▸ What you should do:
Retype each line exactly. Skip images.

▸ Data block:
○ ○ ○ ○

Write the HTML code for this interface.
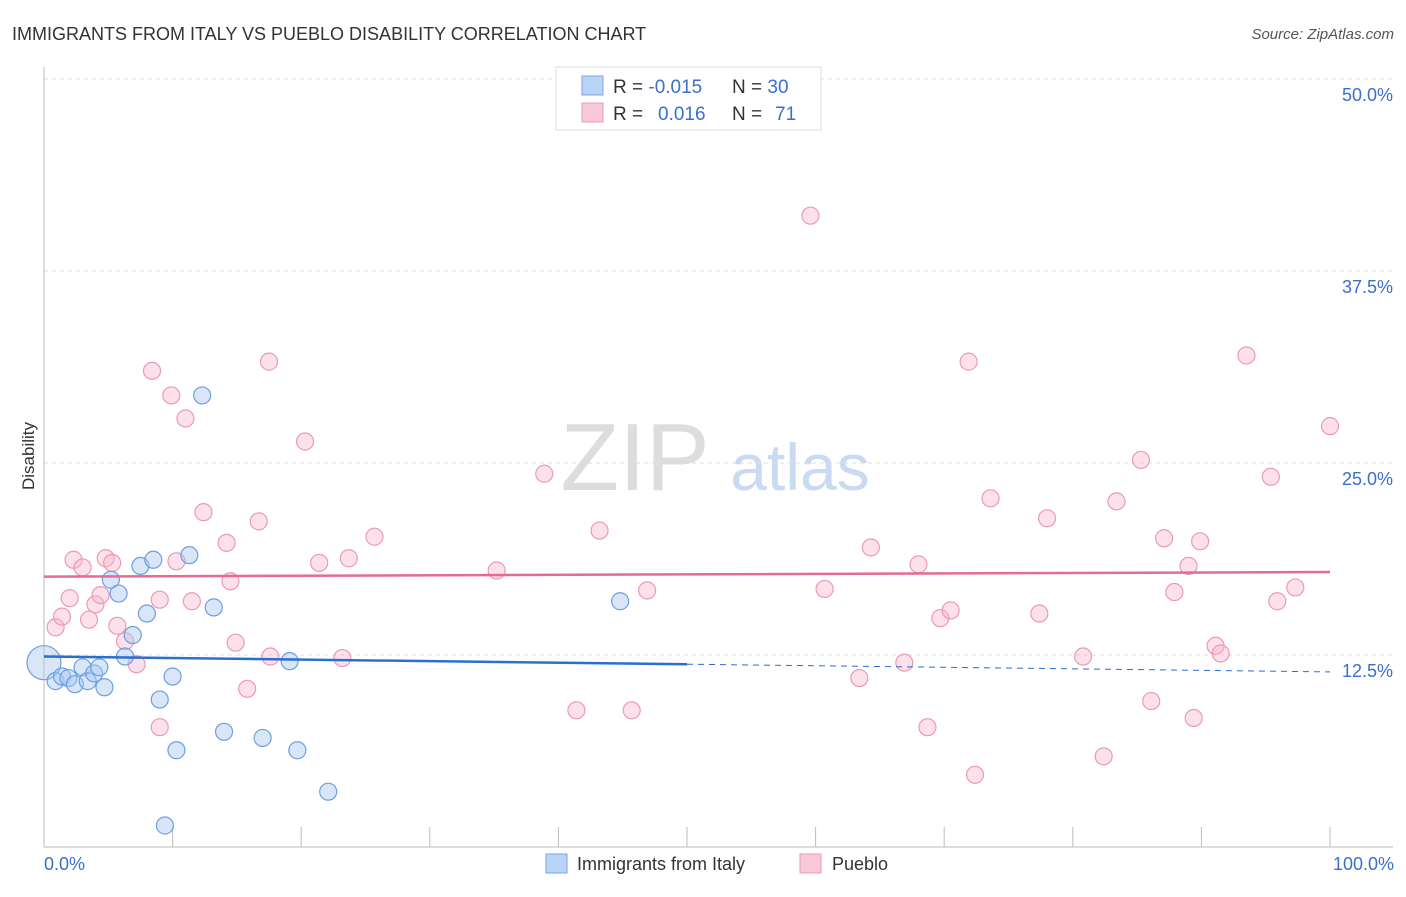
<!DOCTYPE html>
<html><head><meta charset="utf-8"><style>
body{margin:0;background:#fff;font-family:"Liberation Sans",sans-serif}
svg text{font-family:"Liberation Sans",sans-serif}
</style></head><body>
<svg id="chart" width="1406" height="892">
<text x="12" y="40" font-size="18" fill="#333">IMMIGRANTS FROM ITALY VS PUEBLO DISABILITY CORRELATION CHART</text>
<text x="1394" y="39" font-size="15" fill="#555" font-style="italic" text-anchor="end">Source: ZipAtlas.com</text>
<text x="635" y="490" font-size="96" fill="#ddd" font-family="Liberation Serif" text-anchor="middle">ZIP</text>
<text x="800" y="490" font-size="66" fill="#c9daf2" text-anchor="middle">atlas</text>
<g id="grid"></g><g id="axes"></g><g id="marks"></g>
<text transform="translate(34,456) rotate(-90)" font-size="17" fill="#333" text-anchor="middle">Disability</text>
<text x="44" y="870" font-size="18" fill="#3a70c8">0.0%</text>
<text x="1394" y="870" font-size="18" fill="#3a70c8" text-anchor="end">100.0%</text>
<g>
<rect x="556" y="67" width="265" height="63" fill="#fff" stroke="#ddd"/>
<rect x="582" y="76" width="21" height="19" fill="#b9d3f5" stroke="#7aa6e6"/>
<rect x="582" y="103" width="21" height="19" fill="#f9c9d7" stroke="#ec9bb6"/>
<text x="613" y="93" font-size="19" fill="#333">R = <tspan fill="#3a70c8">-0.015</tspan></text>
<text x="732" y="93" font-size="19" fill="#333">N = <tspan fill="#3a70c8">30</tspan></text>
<text x="613" y="120" font-size="19" fill="#333">R = <tspan fill="#3a70c8" x="658">0.016</tspan></text>
<text x="732" y="120" font-size="19" fill="#333">N = <tspan fill="#3a70c8" x="775">71</tspan></text>
</g>
<g>
<rect x="546" y="854" width="21" height="19" fill="#b9d3f5" stroke="#7aa6e6"/>
<text x="577" y="870" font-size="18" fill="#333">Immigrants from Italy</text>
<rect x="800" y="854" width="21" height="19" fill="#f9c9d7" stroke="#ec9bb6"/>
<text x="832" y="870" font-size="18" fill="#333">Pueblo</text>
</g>
</svg>
<script>
const yTicks=[12.5,25,37.5,50];
const yTickLabels=["12.5%","25.0%","37.5%","50.0%"];
const xTicks=[0,10,20,30,40,50,60,70,80,90,100];
const italyX=[0,0.9,1.4,1.9,2.4,3.0,3.4,3.9,4.3,4.7,5.2,5.8,6.3,6.9,7.5,8.0,8.5,9.0,9.4,10.0,10.3,11.3,12.3,13.2,14.0,17.0,19.1,19.7,22.1,44.8];
const italyY=[12.0,10.8,11.1,11.0,10.6,11.7,10.8,11.3,11.7,10.4,17.4,16.5,12.4,13.8,18.3,15.2,18.7,9.6,1.4,11.1,6.3,19.0,29.4,15.6,7.5,7.1,12.1,6.3,3.6,16.0];
const puebloX=[0.9,1.4,2.0,2.3,3.0,3.5,4.0,4.4,4.8,5.3,5.7,6.3,7.2,8.4,9.0,9.0,9.9,10.3,11.0,11.5,12.4,14.2,14.5,14.9,15.8,16.7,17.5,17.6,20.3,21.4,23.2,23.7,25.7,35.2,38.9,41.4,43.2,45.7,46.9,59.6,60.7,63.4,64.3,66.9,68.0,68.7,69.7,70.5,71.9,72.4,73.6,77.4,78.0,80.8,82.4,83.4,85.3,86.1,87.1,87.9,89.0,89.4,89.9,91.1,91.5,93.5,95.4,95.9,97.3,100];
const puebloY=[14.3,15.0,16.2,18.7,18.2,14.8,15.8,16.4,18.8,18.5,14.4,13.4,11.9,31.0,7.8,16.1,29.4,18.6,27.9,16.0,21.8,19.8,17.3,13.3,10.3,21.2,31.6,12.4,26.4,18.5,12.3,18.8,20.2,18.0,24.3,8.9,20.6,8.9,16.7,41.1,16.8,11.0,19.5,12.0,18.4,7.8,14.9,15.4,31.6,4.7,22.7,15.2,21.4,12.4,5.9,22.5,25.2,9.5,20.1,16.6,18.3,8.4,19.9,13.1,12.6,32.0,24.1,16.0,16.9,27.4];
const italyTrend=[12.4,11.4];
const puebloTrend=[17.6,17.9];
const NS="http://www.w3.org/2000/svg";
const X=v=>44+v*12.86, Y=v=>847-v*15.36;
function mk(t,a,p){const e=document.createElementNS(NS,t);for(const k in a)e.setAttribute(k,a[k]);document.getElementById(p).appendChild(e);return e;}
yTicks.forEach((t,i)=>{
 const l=mk('line',{x1:44,x2:1393,y1:Y(t),y2:Y(t),stroke:'#ddd','stroke-dasharray':'4,4'},'grid');
 
 
 const tx=mk('text',{x:1393,y:Y(t)+22,'font-size':18,fill:'#3a70c8','text-anchor':'end'},'grid');
 tx.textContent=yTickLabels[i];
 
 
});
const ax=mk('line',{x1:44,x2:1393,y1:847,y2:847,stroke:'#bbb'},'axes');


const ay=mk('line',{x1:44,x2:44,y1:67,y2:847,stroke:'#bbb'},'axes');


xTicks.forEach(t=>{
 const l=mk('line',{x1:X(t),x2:X(t),y1:827,y2:847,stroke:'#bbb'},'axes');
 
 
});
puebloX.forEach((x,i)=>{
 const c=mk('circle',{cx:X(x),cy:Y(puebloY[i]),r:8.5,fill:'rgba(247,180,202,0.4)',stroke:'#eb9ab5','stroke-width':1.2},'marks');
 
 
});
italyX.forEach((x,i)=>{
 const c=mk('circle',{cx:X(x),cy:Y(italyY[i]),r:i===0?17:8.5,fill:'rgba(168,200,240,0.45)',stroke:'#6d9fe0','stroke-width':1.2},'marks');
 
 
});
const it=v=>italyTrend[0]+(italyTrend[1]-italyTrend[0])*v/100;
const l1=mk('line',{x1:X(0),y1:Y(it(0)),x2:X(50),y2:Y(it(50)),stroke:'#2a6fd0','stroke-width':2.5},'marks');


const l2=mk('line',{x1:X(50),y1:Y(it(50)),x2:X(100),y2:Y(it(100)),stroke:'#2a6fd0','stroke-width':1,'stroke-dasharray':'6,5'},'marks');


const l3=mk('line',{x1:X(0),y1:Y(puebloTrend[0]),x2:X(100),y2:Y(puebloTrend[1]),stroke:'#e46a97','stroke-width':2.5},'marks');


</script>
</body></html>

○ ○ ○ ○

▸ Exercise response:
Write the HTML code for this interface.
<!DOCTYPE html>
<html><head><meta charset="utf-8"><style>
body{margin:0;background:#fff;font-family:"Liberation Sans",sans-serif}
svg text{font-family:"Liberation Sans",sans-serif}
</style></head><body>
<svg id="chart" width="1406" height="892">
<text x="12" y="40" font-size="18" fill="#333">IMMIGRANTS FROM ITALY VS PUEBLO DISABILITY CORRELATION CHART</text>
<text x="1394" y="39" font-size="15" fill="#555" font-style="italic" text-anchor="end">Source: ZipAtlas.com</text>
<text x="635" y="490" font-size="96" fill="#ddd" font-family="Liberation Serif" text-anchor="middle">ZIP</text>
<text x="800" y="490" font-size="66" fill="#c9daf2" text-anchor="middle">atlas</text>
<g id="grid"></g><g id="axes"></g><g id="marks"></g>
<text transform="translate(34,456) rotate(-90)" font-size="17" fill="#333" text-anchor="middle">Disability</text>
<text x="44" y="870" font-size="18" fill="#3a70c8">0.0%</text>
<text x="1394" y="870" font-size="18" fill="#3a70c8" text-anchor="end">100.0%</text>
<g>
<rect x="556" y="67" width="265" height="63" fill="#fff" stroke="#ddd"/>
<rect x="582" y="76" width="21" height="19" fill="#b9d3f5" stroke="#7aa6e6"/>
<rect x="582" y="103" width="21" height="19" fill="#f9c9d7" stroke="#ec9bb6"/>
<text x="613" y="93" font-size="19" fill="#333">R = <tspan fill="#3a70c8">-0.015</tspan></text>
<text x="732" y="93" font-size="19" fill="#333">N = <tspan fill="#3a70c8">30</tspan></text>
<text x="613" y="120" font-size="19" fill="#333">R = <tspan fill="#3a70c8" x="658">0.016</tspan></text>
<text x="732" y="120" font-size="19" fill="#333">N = <tspan fill="#3a70c8" x="775">71</tspan></text>
</g>
<g>
<rect x="546" y="854" width="21" height="19" fill="#b9d3f5" stroke="#7aa6e6"/>
<text x="577" y="870" font-size="18" fill="#333">Immigrants from Italy</text>
<rect x="800" y="854" width="21" height="19" fill="#f9c9d7" stroke="#ec9bb6"/>
<text x="832" y="870" font-size="18" fill="#333">Pueblo</text>
</g>
</svg>
<script>
const yTicks=[12.5,25,37.5,50];
const yTickLabels=["12.5%","25.0%","37.5%","50.0%"];
const xTicks=[0,10,20,30,40,50,60,70,80,90,100];
const italyX=[0,0.9,1.4,1.9,2.4,3.0,3.4,3.9,4.3,4.7,5.2,5.8,6.3,6.9,7.5,8.0,8.5,9.0,9.4,10.0,10.3,11.3,12.3,13.2,14.0,17.0,19.1,19.7,22.1,44.8];
const italyY=[12.0,10.8,11.1,11.0,10.6,11.7,10.8,11.3,11.7,10.4,17.4,16.5,12.4,13.8,18.3,15.2,18.7,9.6,1.4,11.1,6.3,19.0,29.4,15.6,7.5,7.1,12.1,6.3,3.6,16.0];
const puebloX=[0.9,1.4,2.0,2.3,3.0,3.5,4.0,4.4,4.8,5.3,5.7,6.3,7.2,8.4,9.0,9.0,9.9,10.3,11.0,11.5,12.4,14.2,14.5,14.9,15.8,16.7,17.5,17.6,20.3,21.4,23.2,23.7,25.7,35.2,38.9,41.4,43.2,45.7,46.9,59.6,60.7,63.4,64.3,66.9,68.0,68.7,69.7,70.5,71.9,72.4,73.6,77.4,78.0,80.8,82.4,83.4,85.3,86.1,87.1,87.9,89.0,89.4,89.9,91.1,91.5,93.5,95.4,95.9,97.3,100];
const puebloY=[14.3,15.0,16.2,18.7,18.2,14.8,15.8,16.4,18.8,18.5,14.4,13.4,11.9,31.0,7.8,16.1,29.4,18.6,27.9,16.0,21.8,19.8,17.3,13.3,10.3,21.2,31.6,12.4,26.4,18.5,12.3,18.8,20.2,18.0,24.3,8.9,20.6,8.9,16.7,41.1,16.8,11.0,19.5,12.0,18.4,7.8,14.9,15.4,31.6,4.7,22.7,15.2,21.4,12.4,5.9,22.5,25.2,9.5,20.1,16.6,18.3,8.4,19.9,13.1,12.6,32.0,24.1,16.0,16.9,27.4];
const italyTrend=[12.4,11.4];
const puebloTrend=[17.6,17.9];
const NS="http://www.w3.org/2000/svg";
const X=v=>44+v*12.86, Y=v=>847-v*15.36;
function mk(t,a,p){const e=document.createElementNS(NS,t);for(const k in a)e.setAttribute(k,a[k]);document.getElementById(p).appendChild(e);return e;}
yTicks.forEach((t,i)=>{
 const l=mk('line',{x1:44,x2:1393,y1:Y(t),y2:Y(t),stroke:'#ddd','stroke-dasharray':'4,4'},'grid');
 
 
 const tx=mk('text',{x:1393,y:Y(t)+22,'font-size':18,fill:'#3a70c8','text-anchor':'end'},'grid');
 tx.textContent=yTickLabels[i];
 
 
});
const ax=mk('line',{x1:44,x2:1393,y1:847,y2:847,stroke:'#bbb'},'axes');


const ay=mk('line',{x1:44,x2:44,y1:67,y2:847,stroke:'#bbb'},'axes');


xTicks.forEach(t=>{
 const l=mk('line',{x1:X(t),x2:X(t),y1:827,y2:847,stroke:'#bbb'},'axes');
 
 
});
puebloX.forEach((x,i)=>{
 const c=mk('circle',{cx:X(x),cy:Y(puebloY[i]),r:8.5,fill:'rgba(247,180,202,0.4)',stroke:'#eb9ab5','stroke-width':1.2},'marks');
 
 
});
italyX.forEach((x,i)=>{
 const c=mk('circle',{cx:X(x),cy:Y(italyY[i]),r:i===0?17:8.5,fill:'rgba(168,200,240,0.45)',stroke:'#6d9fe0','stroke-width':1.2},'marks');
 
 
});
const it=v=>italyTrend[0]+(italyTrend[1]-italyTrend[0])*v/100;
const l1=mk('line',{x1:X(0),y1:Y(it(0)),x2:X(50),y2:Y(it(50)),stroke:'#2a6fd0','stroke-width':2.5},'marks');


const l2=mk('line',{x1:X(50),y1:Y(it(50)),x2:X(100),y2:Y(it(100)),stroke:'#2a6fd0','stroke-width':1,'stroke-dasharray':'6,5'},'marks');


const l3=mk('line',{x1:X(0),y1:Y(puebloTrend[0]),x2:X(100),y2:Y(puebloTrend[1]),stroke:'#e46a97','stroke-width':2.5},'marks');


</script>
</body></html>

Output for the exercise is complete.